Like the Cones, Gardner escaped, in part, traditional limiting women’s roles. She did marry, but her husband did not have much effect upon her museum. She was rich enough to go her own way. Compared, of course, to her grand contemporary Pierpont Morgan, she was not all that wealthy. But if you read her published correspondence with Berenson, you sense her visual intelligence. Not much at home with contemporary art, she did collect some magnificent old masters. And nowadays when every museum—like the Wallace in London or the Cleveland Museum of Art—wants to enclose its courtyard, it’s easy to forget how original her building was.

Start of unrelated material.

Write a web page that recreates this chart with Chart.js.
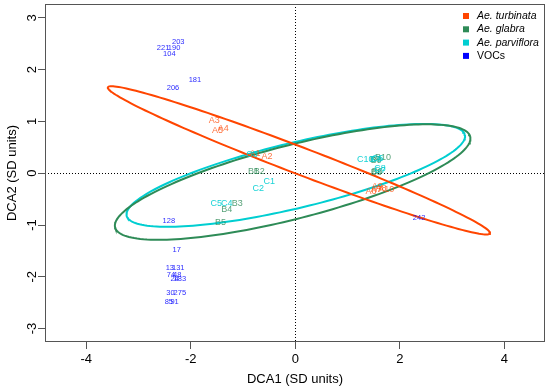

In gathering together objects they are passionate about, collectors express themselves. Just as Marcel Duchamp made art from already existing objects, which became his readymades, so collectors create total works of art by gathering together things they care about. And so, to continue the parallel, only a poetic response to a museum can do justice to that collection. This is most pleasurable book that I have read, and I have read the literature, about an art museum. Even if you never get to Boston, you will love reading it, for Vidgerman, a writerly writer, is not given to digressive discussions of theory. No mention here of Foucault or Lacan. I hope that the Gardner or indeed any museum that would encourage a creative response to its collection will sell The Memory Palace of Isabella Stewart Gardner in the gift shop.